Title: Power enhancement and phase transitions for global testing of the mixed membership stochastic block model
Authors: Tracy Ke - Harvard University (United States) [presenting]
Abstract: The mixed-membership stochastic block model (MMSBM) is a common model for social networks. We are interested in testing $K=1$ versus $K>1$, where $K$ is the number of communities. We first study the degree-based chi-square test and the orthodox Signed Quadrilateral (oSQ) test. We reveal that these two test statistics target to estimate an order-2 polynomial and an order-4 polynomial of a signal matrix, respectively. We derive the asymptotic null distribution and power for both tests. Unfortunately, for each test, there exists a parameter regime where its power is unsatisfactory. Next, we propose a Power Enhancement (PE) test by combining these two test statistics.
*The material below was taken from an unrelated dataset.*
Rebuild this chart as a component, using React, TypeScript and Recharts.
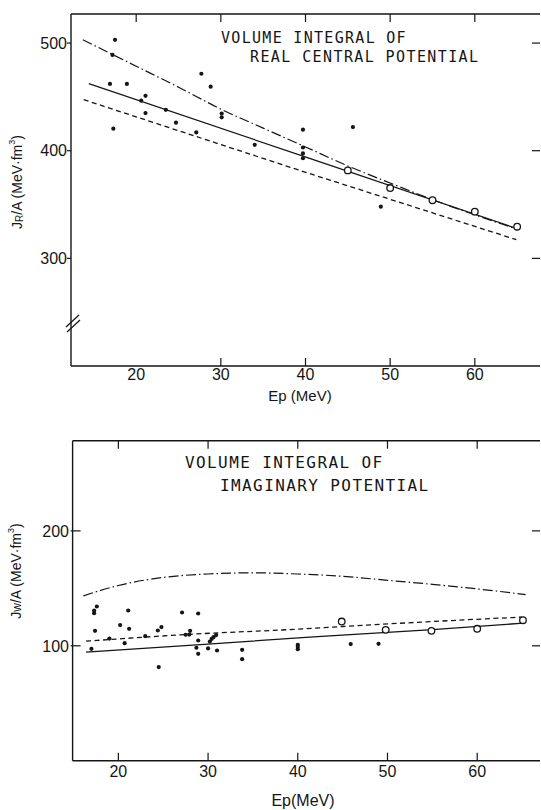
import React from 'react';
import { ComposedChart, Line, Scatter, XAxis, YAxis } from 'recharts';

const FONT = "'Liberation Sans', Arial, sans-serif";
const MONO = "'DejaVu Sans Mono', 'Liberation Mono', monospace";
const INK = '#151515';

// x ticks shared by both panels (Ep in MeV)
const epTicks = [20, 30, 40, 50, 60];

// ---- upper panel: real central potential, J_R/A
const realTicks = [300, 400, 500];
const realDots = [
  { ep: 17.5, j: 503 }, { ep: 17.2, j: 489 }, { ep: 16.9, j: 462 }, { ep: 18.9, j: 462 },
  { ep: 17.3, j: 420.5 }, { ep: 20.6, j: 446.5 }, { ep: 21.1, j: 451 }, { ep: 21.1, j: 435 },
  { ep: 23.5, j: 438 }, { ep: 24.7, j: 426 }, { ep: 27.1, j: 417 }, { ep: 27.7, j: 471.5 },
  { ep: 28.8, j: 459.5 }, { ep: 30.1, j: 434.5 }, { ep: 30.1, j: 431 }, { ep: 34.0, j: 405.5 },
  { ep: 39.7, j: 419.5 }, { ep: 39.7, j: 403 }, { ep: 39.7, j: 397.5 }, { ep: 39.7, j: 393 },
  { ep: 45.6, j: 422 }, { ep: 48.9, j: 348 },
];
const realOpen = [
  { ep: 45, j: 381.7 }, { ep: 50, j: 365.3 }, { ep: 55, j: 354 }, { ep: 60, j: 343.4 }, { ep: 65, j: 329.4 },
];
const realSolid = [{ ep: 14.4, j: 462.3 }, { ep: 39.7, j: 395 }, { ep: 65, j: 327.6 }];
const realDashed = [{ ep: 13.8, j: 447.4 }, { ep: 40.5, j: 378.7 }, { ep: 64.9, j: 317.4 }];
const realDashDot = [
  { ep: 13.7, j: 503 }, { ep: 20, j: 478.5 }, { ep: 25, j: 459 }, { ep: 30.3, j: 437.5 },
  { ep: 35, j: 421 }, { ep: 40, j: 403.5 }, { ep: 44.85, j: 386.4 }, { ep: 50.7, j: 367.8 },
  { ep: 55, j: 354.5 }, { ep: 60, j: 340.5 }, { ep: 65, j: 327 },
];

// ---- lower panel: imaginary potential, J_W/A
const imagTicks = [100, 200];
const imagDots = [
  { ep: 17.0, j: 97.4 }, { ep: 17.3, j: 128.4 }, { ep: 17.3, j: 130.7 }, { ep: 17.6, j: 134.2 },
  { ep: 17.4, j: 113 }, { ep: 19.0, j: 106.3 }, { ep: 20.2, j: 118 }, { ep: 20.7, j: 102.3 },
  { ep: 21.1, j: 130.7 }, { ep: 21.2, j: 114.8 }, { ep: 23.0, j: 108.4 }, { ep: 24.5, j: 81.5 },
  { ep: 24.4, j: 113.3 }, { ep: 24.8, j: 116.3 }, { ep: 27.1, j: 129 }, { ep: 27.5, j: 109.6 },
  { ep: 27.9, j: 109.8 }, { ep: 28.0, j: 113 }, { ep: 28.9, j: 128.1 }, { ep: 28.9, j: 104.6 },
  { ep: 28.7, j: 98.3 }, { ep: 28.9, j: 93 }, { ep: 30.0, j: 97.7 }, { ep: 30.2, j: 103.7 },
  { ep: 30.4, j: 106 }, { ep: 30.6, j: 107.5 }, { ep: 30.9, j: 109.3 }, { ep: 31.0, j: 95.9 },
  { ep: 33.8, j: 96.5 }, { ep: 33.8, j: 88.4 }, { ep: 40.0, j: 100.9 }, { ep: 40.0, j: 99 },
  { ep: 40.0, j: 97.1 }, { ep: 45.9, j: 101.5 }, { ep: 49.0, j: 101.7 },
];
const imagOpen = [
  { ep: 44.9, j: 121.1 }, { ep: 49.8, j: 113.9 }, { ep: 54.9, j: 113 }, { ep: 60, j: 114.8 }, { ep: 65.1, j: 122.3 },
];
const imagSolid = [
  { ep: 16.4, j: 94.5 }, { ep: 30, j: 101.5 }, { ep: 41.3, j: 107.5 }, { ep: 55, j: 114 }, { ep: 65.1, j: 119.7 },
];
const imagDashed = [
  { ep: 16.4, j: 104 }, { ep: 28, j: 110 }, { ep: 40, j: 114.5 }, { ep: 45, j: 116.8 },
  { ep: 53, j: 120.3 }, { ep: 65, j: 125 },
];
const imagDashDot = [
  { ep: 16.1, j: 143.5 }, { ep: 20, j: 152.5 }, { ep: 25, j: 159.5 }, { ep: 30, j: 162.5 },
  { ep: 35, j: 163.5 }, { ep: 40, j: 162.5 }, { ep: 45, j: 160.5 }, { ep: 50, j: 157 },
  { ep: 55, j: 153.5 }, { ep: 60, j: 149.5 }, { ep: 65.4, j: 144.6 },
];

const DASH = '5 3.5';
const DASHDOT = '10 3 1.5 3';

const FilledDot = (p: any) =>
  p.cx == null ? <g /> : <circle cx={p.cx} cy={p.cy} r={2.1} fill={INK} />;
const OpenDot = (p: any) =>
  p.cx == null ? <g /> : <circle cx={p.cx} cy={p.cy} r={3.3} fill="#fff" stroke={INK} strokeWidth={1.3} />;

// bottom axis tick: label below, short tick pointing up into the plot
const bottomTick = (margin: number, noLine: number[]) => (p: any) => {
  const v = p.payload.value;
  const axisY = p.y - margin;
  return (
    <g>
      {!noLine.includes(v) && <line x1={p.x} x2={p.x} y1={axisY} y2={axisY - 8} stroke={INK} strokeWidth={1.2} />}
      <text x={p.x} y={p.y} dy="0.72em" textAnchor="middle" fontSize={16} fontFamily={FONT} fill={INK}>
        {v}
      </text>
    </g>
  );
};

// left axis tick: label + tick line crossing the axis
const leftTick = (margin: number, out: number, inner: number) => (p: any) => {
  const axisX = p.x + margin;
  return (
    <g>
      <line x1={axisX - out} x2={axisX + inner} y1={p.y} y2={p.y} stroke={INK} strokeWidth={1.2} />
      <text x={p.x} y={p.y} dy="0.36em" textAnchor="end" fontSize={16} fontFamily={FONT} fill={INK}>
        {p.payload.value}
      </text>
    </g>
  );
};

const topTick = (p: any) => (
  <line x1={p.x} x2={p.x} y1={p.y} y2={p.y + 8} stroke={INK} strokeWidth={1.2} />
);
const rightTick = (p: any) => (
  <line x1={p.x - 8} x2={p.x} y1={p.y} y2={p.y} stroke={INK} strokeWidth={1.2} />
);

const axisLine = { stroke: INK, strokeWidth: 1.4 };

function YTitle({ cx, cy, sub, subSize }: { cx: number; cy: number; sub: string; subSize: number }) {
  return (
    <text
      x={cx}
      y={cy}
      transform={`rotate(-90 ${cx} ${cy})`}
      textAnchor="middle"
      dominantBaseline="central"
      fontSize={14}
      fontFamily={FONT}
      fill={INK}
    >
      J<tspan fontSize={subSize} dy={1.5}>{sub}</tspan>
      <tspan dy={-1.5}>/A (MeV·fm</tspan>
      <tspan fontSize={9} dy={-5}>3</tspan>
      <tspan dy={5}>)</tspan>
    </text>
  );
}

function XTitle({ cx, cy, text, size }: { cx: number; cy: number; text: string; size: number }) {
  return (
    <text x={cx} y={cy} textAnchor="middle" dominantBaseline="central" fontSize={size} fontFamily={FONT} fill={INK}>
      {text}
    </text>
  );
}

function RealPanel() {
  const dom: [number, number] = [12.3, 67.7];
  const yDom: [number, number] = [200, 527];
  return (
    <ComposedChart width={541} height={410} margin={{ top: 13, right: 0, bottom: 0, left: 0 }}>
      <XAxis
        type="number"
        dataKey="ep"
        domain={dom}
        ticks={epTicks}
        allowDataOverflow
        height={44}
        axisLine={axisLine}
        tickLine={false}
        tickSize={0}
        tickMargin={2}
        tick={bottomTick(2, [20])}
        label={{ content: () => <XTitle cx={300} cy={395} text="Ep (MeV)" size={15} /> }}
      />
      {/* frame top edge; same scale as the bottom axis */}
      <XAxis
        xAxisId="top"
        orientation="top"
        type="number"
        dataKey="ep"
        domain={dom}
        ticks={epTicks}
        allowDataOverflow
        height={1}
        axisLine={axisLine}
        tickLine={false}
        tickSize={0}
        tickMargin={0}
        tick={topTick}
      />
      <YAxis
        type="number"
        dataKey="j"
        domain={yDom}
        ticks={realTicks}
        allowDataOverflow
        width={71}
        axisLine={axisLine}
        tickLine={false}
        tickSize={0}
        tickMargin={4}
        tick={leftTick(4, 4, 0)}
        label={{ content: () => <YTitle cx={17} cy={182} sub="R" subSize={10} /> }}
      />
      <YAxis
        yAxisId="right"
        orientation="right"
        type="number"
        dataKey="j"
        domain={yDom}
        ticks={realTicks}
        allowDataOverflow
        width={1}
        axisLine={false}
        tickLine={false}
        tickSize={0}
        tickMargin={0}
        tick={rightTick}
      />
      <Line data={realDashDot} dataKey="j" xAxisId="top" yAxisId="right" type="monotone" stroke={INK} strokeWidth={1.2} strokeDasharray={DASHDOT} dot={false} isAnimationActive={false} />
      <Line data={realSolid} dataKey="j" type="linear" stroke={INK} strokeWidth={1.2} dot={false} isAnimationActive={false} />
      <Line data={realDashed} dataKey="j" type="linear" stroke={INK} strokeWidth={1.3} strokeDasharray={DASH} dot={false} isAnimationActive={false} />
      <Scatter data={realDots} dataKey="j" shape={FilledDot} isAnimationActive={false} />
      <Scatter data={realOpen} dataKey="j" shape={OpenDot} isAnimationActive={false} />
    </ComposedChart>
  );
}

function ImagPanel() {
  const dom: [number, number] = [14.9, 67.0];
  const yDom: [number, number] = [0, 278.5];
  return (
    <ComposedChart width={541} height={400} margin={{ top: 29.7, right: 0, bottom: 0, left: 0 }}>
      <XAxis
        type="number"
        dataKey="ep"
        domain={dom}
        ticks={epTicks}
        allowDataOverflow
        height={49.3}
        axisLine={axisLine}
        tickLine={false}
        tickSize={0}
        tickMargin={5}
        tick={bottomTick(5, [])}
        label={{ content: () => <XTitle cx={303} cy={390} text="Ep(MeV)" size={16} /> }}
      />
      <XAxis
        xAxisId="top"
        orientation="top"
        type="number"
        dataKey="ep"
        domain={dom}
        ticks={epTicks}
        allowDataOverflow
        height={1}
        axisLine={axisLine}
        tickLine={false}
        tickSize={0}
        tickMargin={0}
        tick={topTick}
      />
      <YAxis
        type="number"
        dataKey="j"
        domain={yDom}
        ticks={imagTicks}
        allowDataOverflow
        width={72.6}
        axisLine={axisLine}
        tickLine={false}
        tickSize={0}
        tickMargin={3.6}
        tick={leftTick(3.6, 2, 8)}
        label={{ content: () => <YTitle cx={15.5} cy={161} sub="w" subSize={12} /> }}
      />
      <YAxis
        yAxisId="right"
        orientation="right"
        type="number"
        dataKey="j"
        domain={yDom}
        ticks={imagTicks}
        allowDataOverflow
        width={1}
        axisLine={false}
        tickLine={false}
        tickSize={0}
        tickMargin={0}
        tick={rightTick}
      />
      <Line data={imagDashDot} dataKey="j" xAxisId="top" yAxisId="right" type="monotone" stroke={INK} strokeWidth={1.2} strokeDasharray={DASHDOT} dot={false} isAnimationActive={false} />
      <Line data={imagSolid} dataKey="j" type="linear" stroke={INK} strokeWidth={1.3} dot={false} isAnimationActive={false} />
      <Line data={imagDashed} dataKey="j" type="monotone" stroke={INK} strokeWidth={1.3} strokeDasharray={DASH} dot={false} isAnimationActive={false} />
      <Scatter data={imagDots} dataKey="j" shape={FilledDot} isAnimationActive={false} />
      <Scatter data={imagOpen} dataKey="j" shape={OpenDot} isAnimationActive={false} />
    </ComposedChart>
  );
}

export default function App() {
  return (
    <div style={{ position: 'absolute', left: 0, top: 0, width: 541, height: 810, overflow: 'hidden', background: '#fff' }}>
      <div style={{ position: 'absolute', left: 0, top: 0 }}>
        <RealPanel />
      </div>
      <div style={{ position: 'absolute', left: 0, top: 410 }}>
        <ImagPanel />
      </div>
      {/* panel titles and the axis-break mark */}
      <svg width={541} height={810} style={{ position: 'absolute', left: 0, top: 0, pointerEvents: 'none' }}>
        <g fontFamily={MONO} fill={INK}>
          <text x={221} y={43.3} fontSize={15} letterSpacing={1.3}>VOLUME INTEGRAL OF</text>
          <text x={250} y={61.7} fontSize={15} letterSpacing={1.4}>REAL CENTRAL POTENTIAL</text>
          <text x={185} y={467.7} fontSize={16} letterSpacing={1.4}>VOLUME INTEGRAL OF</text>
          <text x={220} y={491} fontSize={16} letterSpacing={1.4}>IMAGINARY POTENTIAL</text>
        </g>
        <g stroke={INK} strokeWidth={1.2}>
          <line x1={66} y1={327} x2={79} y2={315} />
          <line x1={67} y1={332} x2={80} y2={320} />
        </g>
      </svg>
    </div>
  );
}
We show that the PE test statistic converges in law to a chi-square distribution with 2 degrees of freedom, and that it has a better power compared with both the degree-based chi-square test and the oSQ test. To assess the optimality of global testing, we adopt the phase transition framework. We consider a random-membership MMSBM and discover an explicit quantity that defines the Region of Possibility and the Region of Impossibility. A test is called optimally adaptive if it successfully distinguishes any alternative hypothesis in the Region of Impossibility from any null hypothesis. We show that the PE test is optimally adaptive, but the chi-square test and the oSQ test are not.